The story of the CFA's research project goes back to the fall of 2000, when concrete foundation contractors in Medina County, Ohio, found themselves with a problem. They had received notice from the county building department that cold weather was coming and that they would all need to adjust their practices accordingly. In freezing temperatures, no concrete could be placed except inside heated enclosures.
“Poured-wall contractors make up about half of our business in the winter,” says Rick Buccini of Osborne-Medina, a ready-mix supplier in Medina. “If they were shut down, we knew we would be shut down too. But we also knew that we had some high-performance concrete mixes that could perform very well in cold weather without the need to provide tents or heat.”
The problem was convincing the building department.
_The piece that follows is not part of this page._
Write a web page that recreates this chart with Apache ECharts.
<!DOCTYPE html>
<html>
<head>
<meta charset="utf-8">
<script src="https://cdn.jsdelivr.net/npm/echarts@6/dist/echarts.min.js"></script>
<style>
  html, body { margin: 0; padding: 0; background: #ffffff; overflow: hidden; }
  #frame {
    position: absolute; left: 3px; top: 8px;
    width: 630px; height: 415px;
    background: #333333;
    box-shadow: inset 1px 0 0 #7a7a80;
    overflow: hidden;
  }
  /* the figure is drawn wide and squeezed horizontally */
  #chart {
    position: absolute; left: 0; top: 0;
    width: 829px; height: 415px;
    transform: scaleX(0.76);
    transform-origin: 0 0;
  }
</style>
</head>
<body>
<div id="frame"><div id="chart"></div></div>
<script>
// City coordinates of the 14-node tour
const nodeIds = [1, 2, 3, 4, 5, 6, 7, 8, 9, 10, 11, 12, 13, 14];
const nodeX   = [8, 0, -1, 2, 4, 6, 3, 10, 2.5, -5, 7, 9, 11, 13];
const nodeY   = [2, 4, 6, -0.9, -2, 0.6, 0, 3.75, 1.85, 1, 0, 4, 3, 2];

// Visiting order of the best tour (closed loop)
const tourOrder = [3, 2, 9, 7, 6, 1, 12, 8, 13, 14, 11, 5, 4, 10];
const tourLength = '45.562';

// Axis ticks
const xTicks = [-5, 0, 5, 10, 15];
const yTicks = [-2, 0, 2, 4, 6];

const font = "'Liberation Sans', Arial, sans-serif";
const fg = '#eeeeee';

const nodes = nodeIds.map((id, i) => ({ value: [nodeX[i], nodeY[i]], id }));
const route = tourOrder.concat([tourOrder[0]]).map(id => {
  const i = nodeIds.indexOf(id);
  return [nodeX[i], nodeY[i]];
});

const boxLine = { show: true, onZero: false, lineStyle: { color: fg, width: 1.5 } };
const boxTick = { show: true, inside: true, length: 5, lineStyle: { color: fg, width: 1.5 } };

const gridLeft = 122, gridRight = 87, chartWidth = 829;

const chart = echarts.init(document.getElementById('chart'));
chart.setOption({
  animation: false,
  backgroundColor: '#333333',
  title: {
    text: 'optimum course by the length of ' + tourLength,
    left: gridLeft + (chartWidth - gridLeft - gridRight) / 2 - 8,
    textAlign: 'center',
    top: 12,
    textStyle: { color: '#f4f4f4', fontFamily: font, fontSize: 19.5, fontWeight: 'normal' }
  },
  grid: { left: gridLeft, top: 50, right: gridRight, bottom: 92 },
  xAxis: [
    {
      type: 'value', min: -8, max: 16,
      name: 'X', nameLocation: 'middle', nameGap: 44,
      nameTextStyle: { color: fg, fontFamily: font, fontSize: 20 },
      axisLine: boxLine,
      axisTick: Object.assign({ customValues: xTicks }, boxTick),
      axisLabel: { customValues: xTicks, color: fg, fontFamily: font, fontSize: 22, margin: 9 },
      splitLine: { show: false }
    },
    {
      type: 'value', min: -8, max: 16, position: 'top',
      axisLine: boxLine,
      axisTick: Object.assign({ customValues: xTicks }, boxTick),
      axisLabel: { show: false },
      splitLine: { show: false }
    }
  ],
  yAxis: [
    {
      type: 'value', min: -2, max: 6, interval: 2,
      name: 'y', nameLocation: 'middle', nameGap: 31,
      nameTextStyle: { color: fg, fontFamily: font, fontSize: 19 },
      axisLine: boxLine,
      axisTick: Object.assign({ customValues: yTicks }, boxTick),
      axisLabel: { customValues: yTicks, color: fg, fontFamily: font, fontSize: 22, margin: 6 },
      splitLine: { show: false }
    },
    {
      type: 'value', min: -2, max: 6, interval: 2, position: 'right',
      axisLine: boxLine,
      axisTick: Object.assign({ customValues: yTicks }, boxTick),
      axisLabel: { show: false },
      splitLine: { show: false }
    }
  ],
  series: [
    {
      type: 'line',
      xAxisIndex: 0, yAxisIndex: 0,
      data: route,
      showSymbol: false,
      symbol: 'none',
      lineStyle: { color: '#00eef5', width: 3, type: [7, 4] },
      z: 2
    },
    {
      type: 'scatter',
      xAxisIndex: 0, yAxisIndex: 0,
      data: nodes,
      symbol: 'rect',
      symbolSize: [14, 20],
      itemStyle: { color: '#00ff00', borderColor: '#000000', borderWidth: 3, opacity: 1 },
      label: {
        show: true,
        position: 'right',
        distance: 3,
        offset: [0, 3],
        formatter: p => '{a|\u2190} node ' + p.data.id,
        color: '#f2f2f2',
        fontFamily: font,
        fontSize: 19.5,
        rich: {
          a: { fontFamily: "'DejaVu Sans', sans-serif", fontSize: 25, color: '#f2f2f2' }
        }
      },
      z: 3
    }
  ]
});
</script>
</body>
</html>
So when Buccini and a group of foundation contractors went to meet with the county building official, they brought along engineer Brad Barnes, who runs a concrete testing lab called North Central Engineering, in Canton, Ohio. Barnes already had credibility with the county official—the two had worked together on commercial projects when the official was employed in the private sector.
“We asked the county what they needed in order to be satisfied with our mix performance,” says Buccini. “They said they wanted to see 1,200 psi overnight. So we went and mixed a batch that we thought could do that. It's nothing that we haven't done for the last 10 years. We make a mix with plenty of Type III [high-early-strength] cement and accelerators that we were quite comfortable would have the strength we needed 24 hours after the pour.” Barnes and Buccini placed a test cylinder in a freezing room overnight and fractured the cylinder in a standard test apparatus the next morning to determine its compressive strength. “We got 1,800 psi,” says Buccini, “and they accepted that.”
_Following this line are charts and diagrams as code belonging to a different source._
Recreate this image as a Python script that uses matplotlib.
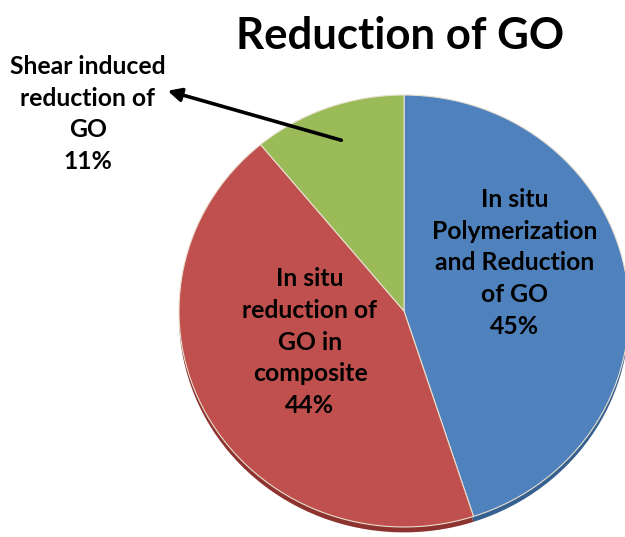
import matplotlib
matplotlib.use("Agg")
import matplotlib.pyplot as plt

categories = ["In situ\nPolymerization\nand Reduction\nof GO",
              "In situ\nreduction of\nGO in\ncomposite",
              "Shear induced\nreduction of\nGO"]
values = [45, 44, 11]
colors = ["#4F81BD", "#C0504D", "#9BBB59"]
rim_colors = ["#35608f", "#8e3230", "#6f8a3a"]
title = "Reduction of GO"

W, H = 625, 537
fig = plt.figure(figsize=(W / 100, H / 100), dpi=100)
fig.patch.set_facecolor("white")

# pie axes (slightly elliptical like the 3D Excel pie)
pl, pr, pt, pb = 179, 629, 95, 527
ax = fig.add_axes([pl / W, 1 - pb / H, (pr - pl) / W, (pb - pt) / H])
# darker rim underneath to mimic the 3D edge
ax.pie(values, colors=rim_colors, startangle=90, counterclock=False,
       radius=1.0, center=(0, -0.025), wedgeprops=dict(linewidth=0))
ax.pie(values, colors=colors, startangle=90, counterclock=False,
       radius=1.0, wedgeprops=dict(edgecolor="#e8e0d0", linewidth=0.8))
ax.set_aspect("auto")
ax.set_xlim(-1, 1)
ax.set_ylim(-1, 1)
ax.axis("off")

# overlay axes in pixel coordinates for text
ov = fig.add_axes([0, 0, 1, 1])
ov.set_xlim(0, W)
ov.set_ylim(H, 0)
ov.axis("off")

font = "Lato"
ov.text(400, 36, title, ha="center", va="center", fontsize=31.5,
        fontweight="bold", family=font)

total = sum(values)
pos = [(515, 263), (310, 342), (88, 114)]
for (x, y), cat, v in zip(pos, categories, values):
    label = f"{cat}\n{round(100 * v / total)}%"
    ov.text(x, y, label, ha="center", va="center", fontsize=17.8,
            fontweight="bold", family=font, linespacing=1.47)

ov.annotate("", xy=(165, 90), xytext=(344, 141),
            arrowprops=dict(arrowstyle="-|>", color="black", lw=2.6,
                            mutation_scale=20))

fig.savefig("out.png", dpi=100, facecolor="white")
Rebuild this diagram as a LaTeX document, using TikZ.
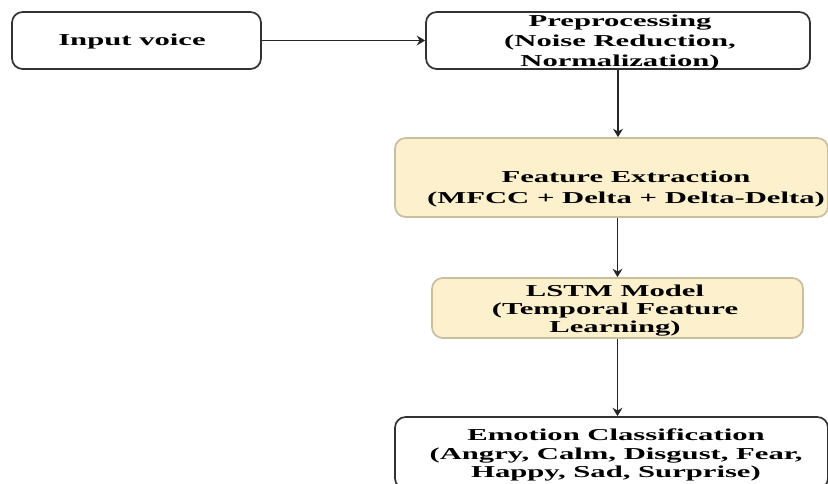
\documentclass[tikz,border=0pt]{standalone}
\usepackage{fontspec}
\setmainfont[FakeStretch=1.84]{Liberation Serif}
\usepackage{tikz}
\usetikzlibrary{arrows.meta, calc, positioning}
\definecolor{boxline}{RGB}{50,50,50}
\definecolor{sandfill}{RGB}{252,240,205}
\definecolor{sandline}{RGB}{200,190,160}
\tikzset{
  plainbox/.style ={draw=boxline, fill=white, rounded corners=8pt, line width=1.3pt, inner sep=0pt},
  sandbox/.style  ={draw=sandline, fill=sandfill, rounded corners=8pt, line width=1.3pt, inner sep=0pt},
  boxtxt/.style   ={align=center, inner sep=0pt, font=\fontsize{12.5}{13.6}\selectfont\bfseries},
  flow/.style     ={-{Stealth[length=2.2mm, width=2.6mm]}, line width=1.2pt, black!85},
}

\begin{document}
\begin{tikzpicture}[x=0.75pt, y=-0.75pt]
  \useasboundingbox (0,0) rectangle (828,483);
  % input and preprocessing
  \node[plainbox, minimum width=186.75pt, minimum height=42.75pt] (voice) at (136.5,40.5) {};
  \node[boxtxt] (voicetxt) at (132,41) {Input voice};
  \node[plainbox, minimum width=288pt, minimum height=42.75pt] (prep) at (618,40.5) {};
  \node[boxtxt] (preptxt) at (620,42.5) {Preprocessing\\[1.2pt](Noise Reduction,\\[1.2pt]Normalization)};
  % features and model
  \node[sandbox, minimum width=324.75pt, minimum height=59.25pt] (feat) at (611.5,177.5) {};
  \node[boxtxt] (feattxt) at (626,189) {Feature Extraction\\[2.5pt](MFCC + Delta + Delta-Delta)};
  \node[sandbox, minimum width=278.25pt, minimum height=45pt] (lstm) at (617.5,308) {};
  \node[boxtxt] (lstmtxt) at (615,310.5) {LSTM Model\\(Temporal Feature\\Learning)};
  % output
  \node[plainbox, minimum width=324.75pt, minimum height=54pt] (emot) at (611.5,453) {};
  \node[boxtxt] (emottxt) at (616,455) {Emotion Classification\\(Angry, Calm, Disgust, Fear,\\Happy, Sad, Surprise)};

  \draw[flow] (voice.east) -- (prep.west);
  \draw[flow] (prep.south) -- (prep.south |- feat.north);
  \draw[flow] (feat.south -| lstm.north) -- (lstm.north);
  \draw[flow] (lstm.south) -- (lstm.south |- emot.north);
\end{tikzpicture}
\end{document}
It could have stopped there; Medina building officials were satisfied. But several of the contractors, who were members of the CFA, wanted more-comprehensive data—something their trade association could show building officials all over the Northern United States whose code interpretations frequently curtail the wall contractors' cold weather work. Says Barnes, “They started talking within their association, and it ballooned into a whole research project.”A MATTER OF DEGREE
“It didn't take long for me to realize that I needed to know the temperature of the concrete in the walls,” says Barnes. Then, at the 2002 World of Concrete show in New Orleans, CFA executive Ed Sauter, along with CFA member Terry Lavy of Lavy Concrete Construction in Piqua, Ohio, happened to bump into John Gnaedinger, president of Con-Cure Corp. Based in Chesterfield, Mo., Con-Cure supplies a “concrete maturity system” that couples a thermistor (temperature sensor), buried in the fresh concrete at the time of the pour, with a solid-state black box that keeps a continuous record of the concrete's temperature as the concrete sets and hardens.
Combining each mix's precise time and temperature record with its known strength based on cylinder fracture tests, maturity software can establish a “maturity signature” for each mix design. Then, using well-known equations for the heat released in the chemical reactions involved in concrete curing, the software can estimate the strength gain for the same mix when cured at some other temperature, even at a fluctuating temperature in the outdoors. That information can be especially valuable for concrete placed in cold weather. Writes Lavy in a CFA report, “When Ed and I explained to John what we were trying to accomplish, the light bulbs went off in everybody's head.”
Maturity testing is a standard practice in the concrete industry. Usually, the signature curves for any mix are created at ideal curing conditions—about 70°F and 100 percent relative humidity. But, says Gnaedinger, “We needed to design an experiment where people would not question the result of a cold weather study, just because the maturity curves were created at a warm temperature. We wanted to create a maturity curve at or close to freezing.” So the CFA decided to measure the temperature and strength gain over time of a full range of mixes, cured in a freezing cold room. “Now,” Gnaedinger says, “we have real data that shows concrete, even very lean mixes, curing out at this very cold temperature.”
In the end, the CFA had designed and tested 44 different mix formulas. It had also poured test walls outdoors in sub-freezing weather with six of the mixes and tested core samples of the walls for compressive strength at various ages. To learn more about how the concrete had fared in the freezing conditions, the CFA sent core samples from the test walls for a petrographic analysis (an expert microscopic inspection of the concrete's physical condition). Finally, it put the cores through a 300-cycle freeze-thaw exposure test to assess the concrete's durability.